From the listing below, copy only the lines from the line that contains "Generate a web" to the line that contains "1500, 1000, 500];", counting those two lines as part of the copy.

---------- Information provided ----------

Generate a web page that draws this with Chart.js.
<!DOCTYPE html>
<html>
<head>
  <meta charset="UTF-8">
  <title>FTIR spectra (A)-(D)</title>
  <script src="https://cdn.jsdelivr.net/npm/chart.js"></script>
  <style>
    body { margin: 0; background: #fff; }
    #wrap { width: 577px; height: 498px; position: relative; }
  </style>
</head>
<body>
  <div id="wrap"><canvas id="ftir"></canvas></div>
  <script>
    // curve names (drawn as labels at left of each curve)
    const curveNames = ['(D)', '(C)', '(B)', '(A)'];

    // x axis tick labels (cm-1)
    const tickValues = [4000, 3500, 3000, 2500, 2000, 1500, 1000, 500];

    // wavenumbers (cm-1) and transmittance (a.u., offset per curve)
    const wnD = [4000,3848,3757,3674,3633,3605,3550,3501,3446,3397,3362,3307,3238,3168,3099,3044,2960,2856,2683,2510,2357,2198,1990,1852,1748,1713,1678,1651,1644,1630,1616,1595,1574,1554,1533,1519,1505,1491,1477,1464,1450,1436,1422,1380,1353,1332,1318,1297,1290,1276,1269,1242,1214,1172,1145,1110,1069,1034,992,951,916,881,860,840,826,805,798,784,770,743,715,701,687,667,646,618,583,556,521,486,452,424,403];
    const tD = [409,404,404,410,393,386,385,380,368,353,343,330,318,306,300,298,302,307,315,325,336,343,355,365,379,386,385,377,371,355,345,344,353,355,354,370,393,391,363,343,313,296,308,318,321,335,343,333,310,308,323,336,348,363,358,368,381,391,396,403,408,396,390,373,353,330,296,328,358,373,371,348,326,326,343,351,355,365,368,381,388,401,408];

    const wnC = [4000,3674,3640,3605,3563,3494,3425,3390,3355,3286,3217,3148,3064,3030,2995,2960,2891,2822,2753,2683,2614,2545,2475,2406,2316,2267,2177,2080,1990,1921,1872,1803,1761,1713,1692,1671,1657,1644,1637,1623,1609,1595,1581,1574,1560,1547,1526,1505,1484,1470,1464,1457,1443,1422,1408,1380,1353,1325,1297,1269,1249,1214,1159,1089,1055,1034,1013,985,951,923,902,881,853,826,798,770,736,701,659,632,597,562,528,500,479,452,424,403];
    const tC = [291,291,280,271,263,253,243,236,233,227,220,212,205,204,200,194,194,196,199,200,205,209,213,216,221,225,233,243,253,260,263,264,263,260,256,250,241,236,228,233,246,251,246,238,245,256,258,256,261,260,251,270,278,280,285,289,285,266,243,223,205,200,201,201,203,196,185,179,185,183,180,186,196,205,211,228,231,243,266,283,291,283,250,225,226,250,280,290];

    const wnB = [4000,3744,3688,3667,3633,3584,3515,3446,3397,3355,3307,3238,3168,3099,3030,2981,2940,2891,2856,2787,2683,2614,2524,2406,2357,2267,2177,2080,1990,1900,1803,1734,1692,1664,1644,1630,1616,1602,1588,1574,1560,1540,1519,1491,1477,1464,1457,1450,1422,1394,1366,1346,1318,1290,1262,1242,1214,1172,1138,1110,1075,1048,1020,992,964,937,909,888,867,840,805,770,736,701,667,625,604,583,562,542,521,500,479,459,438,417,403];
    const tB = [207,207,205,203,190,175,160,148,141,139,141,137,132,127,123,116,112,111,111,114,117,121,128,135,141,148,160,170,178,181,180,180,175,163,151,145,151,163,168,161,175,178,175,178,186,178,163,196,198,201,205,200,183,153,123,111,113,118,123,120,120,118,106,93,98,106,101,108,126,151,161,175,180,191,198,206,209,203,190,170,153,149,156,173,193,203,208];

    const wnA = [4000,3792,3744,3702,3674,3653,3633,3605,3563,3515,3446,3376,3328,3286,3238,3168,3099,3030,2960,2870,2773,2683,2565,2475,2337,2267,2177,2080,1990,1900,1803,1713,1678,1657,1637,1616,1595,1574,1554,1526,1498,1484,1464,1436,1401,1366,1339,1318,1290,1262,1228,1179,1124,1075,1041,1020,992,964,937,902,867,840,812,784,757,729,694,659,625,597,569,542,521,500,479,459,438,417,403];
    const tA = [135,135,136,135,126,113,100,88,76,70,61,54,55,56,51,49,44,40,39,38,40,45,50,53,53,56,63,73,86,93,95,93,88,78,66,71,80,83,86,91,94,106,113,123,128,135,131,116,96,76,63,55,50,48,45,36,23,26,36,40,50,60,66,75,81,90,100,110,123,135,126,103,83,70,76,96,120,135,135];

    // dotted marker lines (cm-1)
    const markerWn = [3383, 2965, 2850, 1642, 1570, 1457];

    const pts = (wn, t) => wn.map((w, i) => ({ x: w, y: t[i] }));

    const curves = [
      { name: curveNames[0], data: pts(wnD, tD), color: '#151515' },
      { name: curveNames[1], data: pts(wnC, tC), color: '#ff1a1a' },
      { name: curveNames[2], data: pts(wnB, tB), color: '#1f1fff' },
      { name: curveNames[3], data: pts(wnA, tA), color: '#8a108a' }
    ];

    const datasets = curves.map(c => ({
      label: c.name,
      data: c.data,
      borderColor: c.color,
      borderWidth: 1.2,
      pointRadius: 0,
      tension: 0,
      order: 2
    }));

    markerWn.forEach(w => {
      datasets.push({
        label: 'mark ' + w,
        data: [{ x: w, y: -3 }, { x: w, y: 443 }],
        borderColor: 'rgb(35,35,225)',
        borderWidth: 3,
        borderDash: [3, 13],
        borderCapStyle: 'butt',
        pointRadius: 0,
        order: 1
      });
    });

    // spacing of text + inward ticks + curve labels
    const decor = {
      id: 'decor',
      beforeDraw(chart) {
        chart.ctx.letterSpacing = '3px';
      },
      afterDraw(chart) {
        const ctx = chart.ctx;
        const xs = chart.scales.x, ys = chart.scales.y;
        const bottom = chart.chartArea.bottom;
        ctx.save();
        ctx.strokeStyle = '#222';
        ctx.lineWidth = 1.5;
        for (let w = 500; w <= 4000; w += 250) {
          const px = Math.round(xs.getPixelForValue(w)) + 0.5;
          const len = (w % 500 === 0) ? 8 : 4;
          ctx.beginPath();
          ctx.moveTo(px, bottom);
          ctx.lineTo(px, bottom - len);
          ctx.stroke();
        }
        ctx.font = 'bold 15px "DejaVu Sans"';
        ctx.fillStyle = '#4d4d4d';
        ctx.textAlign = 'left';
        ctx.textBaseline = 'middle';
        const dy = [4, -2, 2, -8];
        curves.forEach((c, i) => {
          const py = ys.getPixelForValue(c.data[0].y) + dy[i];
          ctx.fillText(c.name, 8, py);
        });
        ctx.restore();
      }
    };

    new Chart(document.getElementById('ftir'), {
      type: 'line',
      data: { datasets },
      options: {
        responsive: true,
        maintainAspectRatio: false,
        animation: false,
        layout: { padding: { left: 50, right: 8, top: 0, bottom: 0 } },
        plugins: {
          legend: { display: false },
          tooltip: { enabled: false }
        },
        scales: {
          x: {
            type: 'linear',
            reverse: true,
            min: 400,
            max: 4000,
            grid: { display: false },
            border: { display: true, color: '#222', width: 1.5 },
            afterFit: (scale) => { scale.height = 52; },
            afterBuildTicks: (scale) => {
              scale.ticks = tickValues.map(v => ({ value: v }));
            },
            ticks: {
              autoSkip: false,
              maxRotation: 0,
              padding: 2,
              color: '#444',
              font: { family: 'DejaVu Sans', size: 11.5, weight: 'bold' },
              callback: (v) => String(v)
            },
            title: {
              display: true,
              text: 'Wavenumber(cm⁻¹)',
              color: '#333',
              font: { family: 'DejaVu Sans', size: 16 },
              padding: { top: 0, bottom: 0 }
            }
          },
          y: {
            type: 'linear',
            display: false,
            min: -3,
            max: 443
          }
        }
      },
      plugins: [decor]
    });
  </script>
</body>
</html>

----------
---------- Information provided ----------

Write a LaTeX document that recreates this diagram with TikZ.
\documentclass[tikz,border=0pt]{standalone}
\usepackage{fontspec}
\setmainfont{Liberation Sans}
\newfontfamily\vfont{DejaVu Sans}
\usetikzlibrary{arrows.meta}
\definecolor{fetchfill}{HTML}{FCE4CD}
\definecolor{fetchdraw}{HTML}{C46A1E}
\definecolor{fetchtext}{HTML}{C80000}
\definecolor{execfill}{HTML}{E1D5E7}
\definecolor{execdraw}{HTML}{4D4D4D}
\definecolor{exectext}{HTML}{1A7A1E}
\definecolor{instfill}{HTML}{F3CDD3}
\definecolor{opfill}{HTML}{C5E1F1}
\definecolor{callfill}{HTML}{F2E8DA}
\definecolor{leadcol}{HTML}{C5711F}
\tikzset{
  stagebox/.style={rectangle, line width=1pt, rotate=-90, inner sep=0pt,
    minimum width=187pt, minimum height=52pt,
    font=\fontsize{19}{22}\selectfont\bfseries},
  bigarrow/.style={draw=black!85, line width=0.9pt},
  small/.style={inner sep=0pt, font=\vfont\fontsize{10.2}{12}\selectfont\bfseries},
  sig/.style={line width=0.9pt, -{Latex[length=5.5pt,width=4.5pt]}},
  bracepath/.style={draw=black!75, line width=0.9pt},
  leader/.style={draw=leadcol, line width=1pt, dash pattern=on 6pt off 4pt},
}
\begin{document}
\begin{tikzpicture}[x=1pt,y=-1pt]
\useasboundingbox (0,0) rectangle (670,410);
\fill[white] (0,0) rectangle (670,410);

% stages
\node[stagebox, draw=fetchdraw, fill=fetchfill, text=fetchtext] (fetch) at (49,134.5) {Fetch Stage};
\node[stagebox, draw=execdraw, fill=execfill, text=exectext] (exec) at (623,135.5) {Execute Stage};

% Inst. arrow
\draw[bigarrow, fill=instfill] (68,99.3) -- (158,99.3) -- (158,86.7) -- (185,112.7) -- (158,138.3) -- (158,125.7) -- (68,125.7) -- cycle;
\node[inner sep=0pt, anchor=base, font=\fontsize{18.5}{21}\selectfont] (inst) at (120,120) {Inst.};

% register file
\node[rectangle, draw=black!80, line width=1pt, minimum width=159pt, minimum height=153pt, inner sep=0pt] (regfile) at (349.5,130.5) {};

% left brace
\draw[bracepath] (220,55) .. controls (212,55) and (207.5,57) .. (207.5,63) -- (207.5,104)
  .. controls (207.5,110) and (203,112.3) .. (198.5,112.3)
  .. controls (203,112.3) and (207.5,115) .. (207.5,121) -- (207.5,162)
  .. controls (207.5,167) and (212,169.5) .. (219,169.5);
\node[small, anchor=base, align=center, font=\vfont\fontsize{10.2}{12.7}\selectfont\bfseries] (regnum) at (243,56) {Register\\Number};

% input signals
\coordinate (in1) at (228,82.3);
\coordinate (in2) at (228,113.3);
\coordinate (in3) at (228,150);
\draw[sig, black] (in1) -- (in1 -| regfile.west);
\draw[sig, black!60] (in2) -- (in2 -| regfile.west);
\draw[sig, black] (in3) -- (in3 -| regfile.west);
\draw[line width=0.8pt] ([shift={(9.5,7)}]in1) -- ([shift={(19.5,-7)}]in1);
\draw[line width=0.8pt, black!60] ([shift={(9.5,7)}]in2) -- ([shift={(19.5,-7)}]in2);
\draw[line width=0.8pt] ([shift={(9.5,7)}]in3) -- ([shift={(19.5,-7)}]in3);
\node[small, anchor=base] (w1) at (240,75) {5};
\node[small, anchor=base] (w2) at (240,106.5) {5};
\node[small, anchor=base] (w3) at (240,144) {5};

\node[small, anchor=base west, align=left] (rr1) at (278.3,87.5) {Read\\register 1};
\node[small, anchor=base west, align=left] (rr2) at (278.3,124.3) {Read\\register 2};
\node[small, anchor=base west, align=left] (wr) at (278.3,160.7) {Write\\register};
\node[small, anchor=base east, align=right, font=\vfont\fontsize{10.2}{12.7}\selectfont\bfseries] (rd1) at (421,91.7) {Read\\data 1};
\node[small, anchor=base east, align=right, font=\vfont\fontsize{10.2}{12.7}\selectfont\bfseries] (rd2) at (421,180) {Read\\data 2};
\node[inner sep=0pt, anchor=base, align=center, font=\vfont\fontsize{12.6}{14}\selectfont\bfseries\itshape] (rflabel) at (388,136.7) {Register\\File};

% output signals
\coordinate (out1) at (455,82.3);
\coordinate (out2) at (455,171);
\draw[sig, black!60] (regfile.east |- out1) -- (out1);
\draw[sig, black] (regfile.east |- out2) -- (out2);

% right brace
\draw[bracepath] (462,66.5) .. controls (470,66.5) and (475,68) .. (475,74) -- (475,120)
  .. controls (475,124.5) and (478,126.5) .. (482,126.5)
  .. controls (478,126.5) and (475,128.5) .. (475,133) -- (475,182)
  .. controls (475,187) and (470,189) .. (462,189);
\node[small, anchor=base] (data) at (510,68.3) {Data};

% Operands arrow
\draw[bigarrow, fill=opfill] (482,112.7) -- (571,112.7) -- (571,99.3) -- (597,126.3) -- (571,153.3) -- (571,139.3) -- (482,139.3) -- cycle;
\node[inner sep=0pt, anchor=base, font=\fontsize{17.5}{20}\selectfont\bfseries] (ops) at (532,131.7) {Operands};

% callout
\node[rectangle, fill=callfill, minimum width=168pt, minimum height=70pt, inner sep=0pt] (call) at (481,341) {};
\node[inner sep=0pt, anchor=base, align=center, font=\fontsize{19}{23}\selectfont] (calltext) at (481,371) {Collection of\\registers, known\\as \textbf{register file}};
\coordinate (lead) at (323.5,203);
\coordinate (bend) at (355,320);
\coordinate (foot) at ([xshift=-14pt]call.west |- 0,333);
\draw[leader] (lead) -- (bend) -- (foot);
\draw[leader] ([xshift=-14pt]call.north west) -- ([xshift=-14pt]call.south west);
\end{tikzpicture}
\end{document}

----------
---------- Information provided ----------

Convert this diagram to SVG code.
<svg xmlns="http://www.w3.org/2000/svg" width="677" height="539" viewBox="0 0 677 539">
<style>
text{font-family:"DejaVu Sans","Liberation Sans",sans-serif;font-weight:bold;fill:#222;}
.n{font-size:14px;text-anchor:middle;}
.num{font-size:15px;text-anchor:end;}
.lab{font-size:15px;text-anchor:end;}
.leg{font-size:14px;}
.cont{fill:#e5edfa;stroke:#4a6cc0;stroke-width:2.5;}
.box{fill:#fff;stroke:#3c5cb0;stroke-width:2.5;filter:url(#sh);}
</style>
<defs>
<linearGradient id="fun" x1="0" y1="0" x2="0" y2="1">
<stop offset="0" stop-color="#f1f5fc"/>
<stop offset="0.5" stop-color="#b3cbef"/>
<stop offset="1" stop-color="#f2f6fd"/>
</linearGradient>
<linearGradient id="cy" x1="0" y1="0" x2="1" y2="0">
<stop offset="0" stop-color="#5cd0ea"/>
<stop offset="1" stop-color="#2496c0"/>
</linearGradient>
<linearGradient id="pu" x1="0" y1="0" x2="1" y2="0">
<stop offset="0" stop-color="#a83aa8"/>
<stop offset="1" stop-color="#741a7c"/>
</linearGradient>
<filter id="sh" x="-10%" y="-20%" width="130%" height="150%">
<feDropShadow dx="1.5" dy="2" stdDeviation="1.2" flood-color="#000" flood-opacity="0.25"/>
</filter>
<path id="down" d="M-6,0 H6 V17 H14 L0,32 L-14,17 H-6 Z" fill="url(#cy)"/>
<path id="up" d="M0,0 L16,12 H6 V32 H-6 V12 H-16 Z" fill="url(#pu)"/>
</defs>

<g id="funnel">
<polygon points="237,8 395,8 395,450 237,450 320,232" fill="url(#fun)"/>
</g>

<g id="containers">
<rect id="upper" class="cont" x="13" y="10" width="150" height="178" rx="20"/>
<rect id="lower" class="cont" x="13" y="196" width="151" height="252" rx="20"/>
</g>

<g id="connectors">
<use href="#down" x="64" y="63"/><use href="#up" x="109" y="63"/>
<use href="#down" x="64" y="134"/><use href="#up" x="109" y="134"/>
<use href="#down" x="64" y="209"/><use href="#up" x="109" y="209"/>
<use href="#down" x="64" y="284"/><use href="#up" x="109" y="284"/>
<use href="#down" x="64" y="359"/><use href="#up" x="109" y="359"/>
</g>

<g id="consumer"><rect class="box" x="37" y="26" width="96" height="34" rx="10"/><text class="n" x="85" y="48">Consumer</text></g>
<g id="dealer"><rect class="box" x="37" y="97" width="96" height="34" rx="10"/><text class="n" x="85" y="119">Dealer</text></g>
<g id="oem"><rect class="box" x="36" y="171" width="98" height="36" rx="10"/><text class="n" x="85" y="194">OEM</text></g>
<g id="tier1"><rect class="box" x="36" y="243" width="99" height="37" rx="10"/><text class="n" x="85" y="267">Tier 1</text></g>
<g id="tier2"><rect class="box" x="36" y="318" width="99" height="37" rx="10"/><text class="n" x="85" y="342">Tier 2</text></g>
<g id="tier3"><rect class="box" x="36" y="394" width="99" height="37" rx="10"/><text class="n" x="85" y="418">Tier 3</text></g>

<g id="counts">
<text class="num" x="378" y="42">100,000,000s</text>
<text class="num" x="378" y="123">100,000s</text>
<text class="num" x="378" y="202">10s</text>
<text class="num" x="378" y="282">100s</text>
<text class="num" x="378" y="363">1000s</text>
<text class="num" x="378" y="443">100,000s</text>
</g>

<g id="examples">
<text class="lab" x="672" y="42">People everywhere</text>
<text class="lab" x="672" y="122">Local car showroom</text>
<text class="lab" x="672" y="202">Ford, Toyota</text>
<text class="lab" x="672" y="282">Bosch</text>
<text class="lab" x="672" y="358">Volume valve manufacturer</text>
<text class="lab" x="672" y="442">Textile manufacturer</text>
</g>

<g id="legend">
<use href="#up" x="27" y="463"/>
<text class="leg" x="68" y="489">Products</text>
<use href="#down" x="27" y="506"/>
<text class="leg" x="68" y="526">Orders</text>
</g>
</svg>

----------

### Result of the task:
Generate a web page that draws this with Chart.js.
<!DOCTYPE html>
<html>
<head>
  <meta charset="UTF-8">
  <title>FTIR spectra (A)-(D)</title>
  <script src="https://cdn.jsdelivr.net/npm/chart.js"></script>
  <style>
    body { margin: 0; background: #fff; }
    #wrap { width: 577px; height: 498px; position: relative; }
  </style>
</head>
<body>
  <div id="wrap"><canvas id="ftir"></canvas></div>
  <script>
    // curve names (drawn as labels at left of each curve)
    const curveNames = ['(D)', '(C)', '(B)', '(A)'];

    // x axis tick labels (cm-1)
    const tickValues = [4000, 3500, 3000, 2500, 2000, 1500, 1000, 500];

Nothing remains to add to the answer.